**Challenge**
Without the pictures, extract every line from the start of the material to the line containing "YAxis, ReferenceLine, ReferenceDot", both ends included.

================================

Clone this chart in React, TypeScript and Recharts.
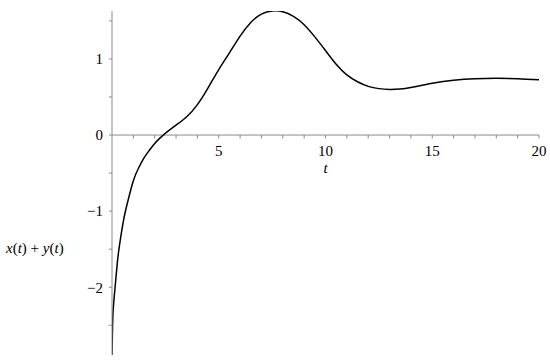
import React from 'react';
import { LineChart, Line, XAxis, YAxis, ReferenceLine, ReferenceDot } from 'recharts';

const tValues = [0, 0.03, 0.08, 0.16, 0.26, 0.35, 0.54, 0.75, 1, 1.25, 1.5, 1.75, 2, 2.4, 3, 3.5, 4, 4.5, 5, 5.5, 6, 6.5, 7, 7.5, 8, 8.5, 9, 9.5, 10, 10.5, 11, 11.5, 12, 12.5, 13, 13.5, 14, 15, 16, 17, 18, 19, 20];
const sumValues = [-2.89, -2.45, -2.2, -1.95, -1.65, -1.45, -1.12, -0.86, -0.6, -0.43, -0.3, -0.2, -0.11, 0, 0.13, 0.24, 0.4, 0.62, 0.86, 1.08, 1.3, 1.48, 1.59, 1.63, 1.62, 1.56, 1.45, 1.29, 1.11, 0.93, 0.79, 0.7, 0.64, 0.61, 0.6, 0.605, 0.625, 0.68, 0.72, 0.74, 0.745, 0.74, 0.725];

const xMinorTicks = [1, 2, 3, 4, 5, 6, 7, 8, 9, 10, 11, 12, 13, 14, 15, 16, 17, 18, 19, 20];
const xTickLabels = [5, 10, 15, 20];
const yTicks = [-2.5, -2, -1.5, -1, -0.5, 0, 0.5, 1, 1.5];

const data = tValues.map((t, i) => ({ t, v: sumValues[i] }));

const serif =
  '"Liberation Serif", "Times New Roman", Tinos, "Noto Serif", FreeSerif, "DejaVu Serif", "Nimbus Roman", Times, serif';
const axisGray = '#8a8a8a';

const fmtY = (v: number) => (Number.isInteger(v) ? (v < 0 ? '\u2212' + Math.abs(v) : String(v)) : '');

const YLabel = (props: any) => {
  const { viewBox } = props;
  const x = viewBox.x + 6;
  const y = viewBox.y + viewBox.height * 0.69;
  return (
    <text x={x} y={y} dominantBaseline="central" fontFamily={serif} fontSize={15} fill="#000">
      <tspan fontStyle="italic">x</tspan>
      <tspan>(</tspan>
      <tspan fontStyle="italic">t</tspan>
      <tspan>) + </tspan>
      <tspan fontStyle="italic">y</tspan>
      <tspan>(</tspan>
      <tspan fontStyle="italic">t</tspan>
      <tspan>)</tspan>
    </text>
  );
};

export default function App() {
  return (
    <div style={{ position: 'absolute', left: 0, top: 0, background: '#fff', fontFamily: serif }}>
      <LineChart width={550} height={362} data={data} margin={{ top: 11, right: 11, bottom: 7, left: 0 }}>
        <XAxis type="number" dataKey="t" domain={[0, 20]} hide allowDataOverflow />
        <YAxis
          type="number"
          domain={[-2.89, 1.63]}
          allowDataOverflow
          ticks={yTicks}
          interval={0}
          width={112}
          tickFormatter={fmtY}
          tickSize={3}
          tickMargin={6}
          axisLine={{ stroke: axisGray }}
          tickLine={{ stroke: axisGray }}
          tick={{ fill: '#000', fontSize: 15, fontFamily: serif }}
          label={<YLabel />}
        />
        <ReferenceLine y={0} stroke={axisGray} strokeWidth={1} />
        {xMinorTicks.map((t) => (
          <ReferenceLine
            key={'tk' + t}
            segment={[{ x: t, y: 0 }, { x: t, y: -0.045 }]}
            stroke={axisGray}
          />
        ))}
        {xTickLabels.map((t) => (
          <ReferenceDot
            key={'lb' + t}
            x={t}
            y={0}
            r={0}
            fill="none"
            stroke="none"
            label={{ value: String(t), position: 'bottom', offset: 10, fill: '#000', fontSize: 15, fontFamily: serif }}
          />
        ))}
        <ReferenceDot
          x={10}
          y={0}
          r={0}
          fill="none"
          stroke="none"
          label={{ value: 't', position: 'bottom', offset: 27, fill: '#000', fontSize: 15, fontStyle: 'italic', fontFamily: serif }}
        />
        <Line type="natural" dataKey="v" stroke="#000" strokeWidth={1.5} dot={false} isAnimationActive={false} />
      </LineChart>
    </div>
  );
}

================================

**Solution to this exercise**
Clone this chart in React, TypeScript and Recharts.
import React from 'react';
import { LineChart, Line, XAxis, YAxis, ReferenceLine, ReferenceDot } from 'recharts';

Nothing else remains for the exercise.